Starter kits developed by entrepreneurs such as Orkan Telhan are bringing industry tools to the masses in a way that may change the way we interact with nature forever. At least in the USA. Strict governmental regulations are looking to make this a little less of a run-of-the-mill affair in the EU.
Another aspect of the sciences addressed by multiple speakers is the rise of a movement that's advocating for a remodeling of the STEM system. With all kinds of disciplines converging in the industrial markets, it might be time that the traditional educational pillars start including some of the softer aspects of human learning. By introducing art and design into the mix we recognize the importance of human interaction and esthetic value in whatever field we decide to devote our time to.
Some prominent voices in the area of robotics put forward the notion of introducing the letter R into the mix as well. Which, although charming, seems a bit of a stretch.
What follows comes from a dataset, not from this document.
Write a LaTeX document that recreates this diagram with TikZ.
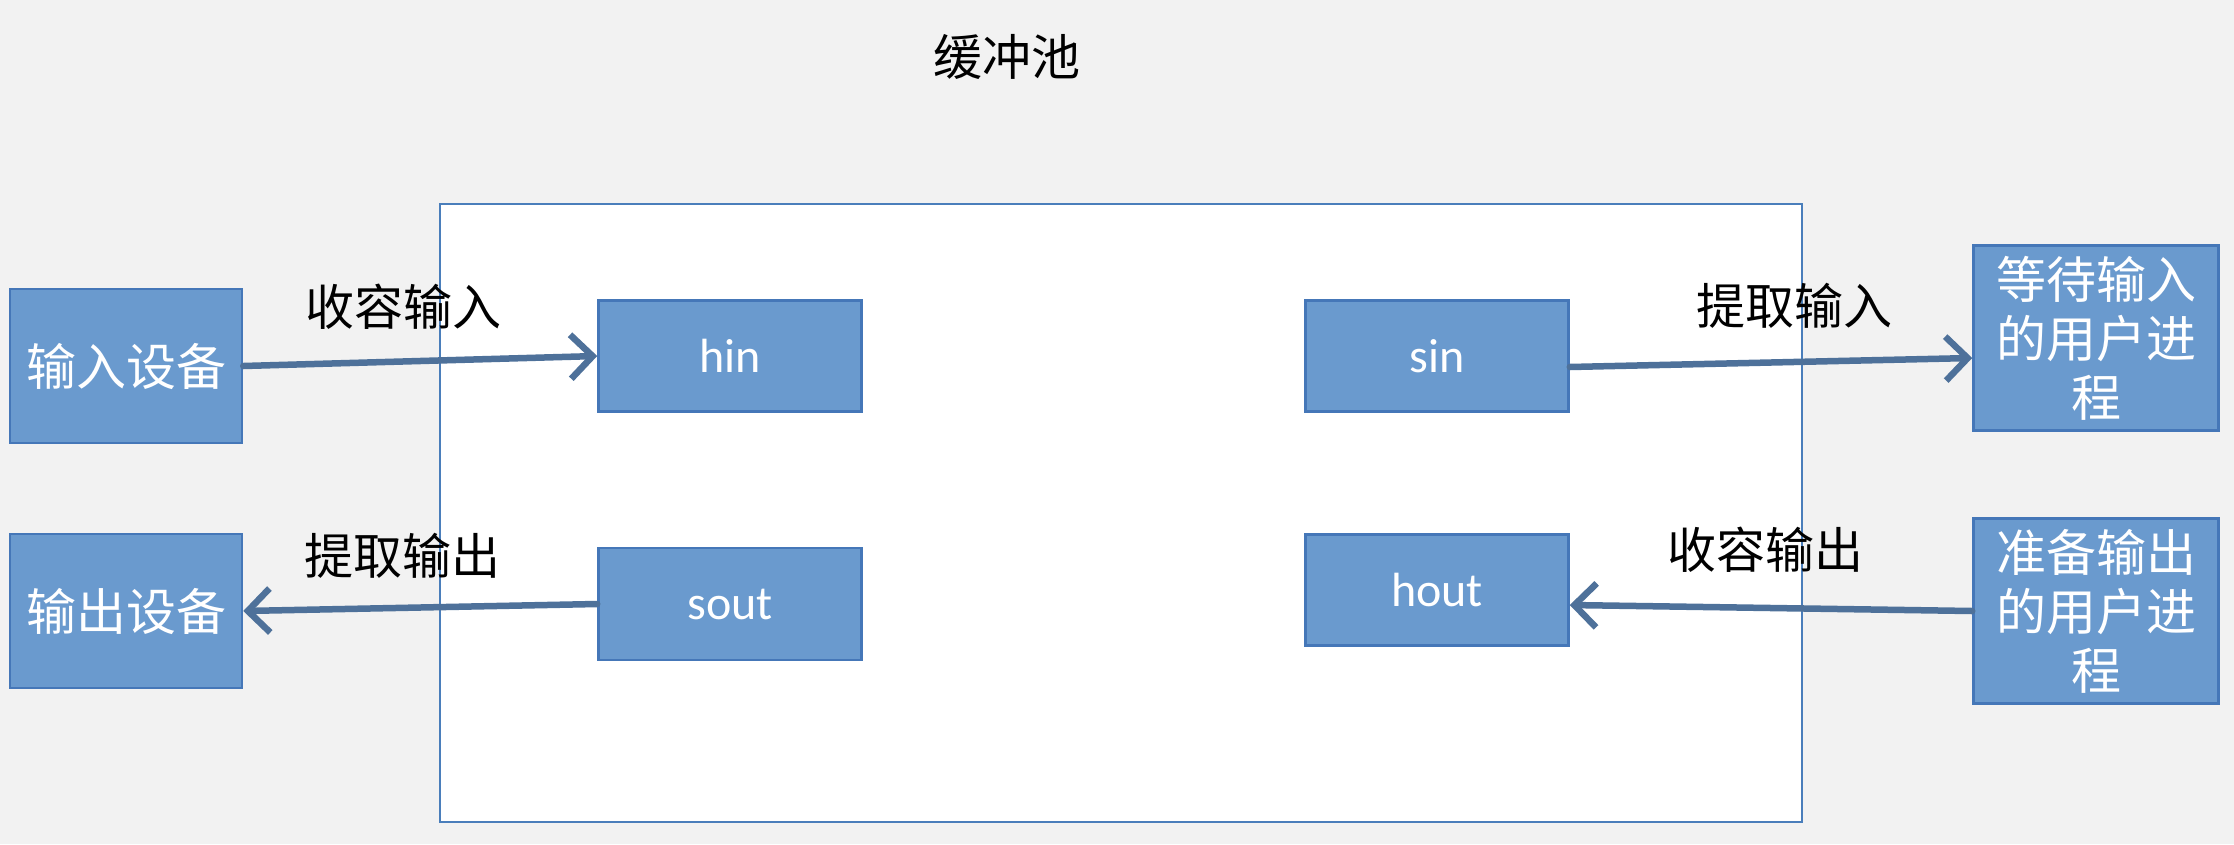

While still in early days, all aspects of the ways we make, buy, use and dispose of our clothing are being looked at. Innovations such as haptic feedback allow for technology to be completely integrated into the fabric, providing signals to your body while keeping your hands and eyes free to handle other tasks. Taking the idea of integration a step further, computational power has gotten possible at such small scales we're able to embed them directly into the fibers of the fabrics you wear. And with energy being obtained from your bodily movements, bulky accessories will no longer be required.
There's an analogy we can make to Apple's new MacBook that was announced last week. Its core premise is the idea of prioritizing portability over computational power, singleminded in its focus and made available at a premium price. All concepts the upcoming wave of fashion tech will share.
A session that stood out in particular was one by UK's own T H E U N S E E N. An up and coming fashion house that takes scientific advancements and combines them with world class esthetic sensibilities. The recent exposure they've received, including being featured at London's V&A, is completely deserved.
Besides taking the audience through the hardships and highlights of producing Toy Story 20 years ago, Pixar decided to bring in actual props used during the film's production. Including a pre-Woody doll used to do positioning, lighting, and motion tests. The wool and fabric easily outperforming the computer hardware available at the time. Fascinating stuff.
Interested in a lite taste of what the Films part of South By would have on offer, I popped in on the post-production panel for last year's critical darling Boyhood. Wow! The room was packed! With all the interactive gadgetry going around you'd almost forget classic storytelling is a true cornerstone of our culture.
If I had to guess I'd say one of the questions that'll be answered next year is if the up and coming Virtual Reality revolution will make good on its promises, and deliver storytelling in ways never experienced before.
Wrapping up you could feel a sense of relief coming from the panels. Glad to be done, yet with a tinge of sadness about the experience coming to an end.